[Tfug] OT: Python: Fractional Exponents of Negative Numbers

[David Cowell]

My first jump would be using De Moivre's theorem and division (or
multiplication) of angles from the positive x-axis. Things like this I
work out on graph paper and then move on to a computer language later.
(But then I'm over 45 y.o.) The way I see it (unless I don't understand
the complexity of your request -- quite possible) it should just be a
few lines of prescient code.

==


At the risk of being flamed; I posted this on a python forum and thought I would solicit comments from TFUG since I know there are some great programmers here.

Because I get a ValueError:

"Is there a module out there that can approximate a real solution to a function containing a negative number raised to a fractional exponent?

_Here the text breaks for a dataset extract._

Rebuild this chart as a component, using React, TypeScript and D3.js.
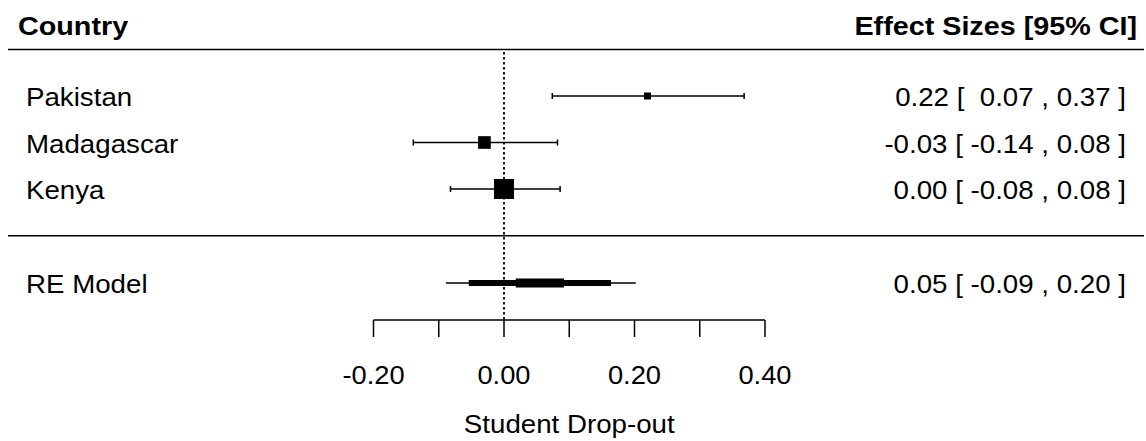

For example, solving for m in: C=m**m*((A**(m+1))/B**m), where A and B are known, and of opposite sign, and C is known.

My understanding is, an iteration is required, such as Newton's Method (that isn't reliable when using complex numbers), but perhaps with some arbitrary precision all fractional exponents containing even numbered denominators can be excluded, so as not to need to import cmath (which is buggy in IDLE), nor have solutions containing complex numbers, since it can be implied that the solution to m lies in fact between two arbitrarily close rational numbers, ie. fractions with odd-numbered denominators??"

Or: How do I do this???

Thanks,
Charles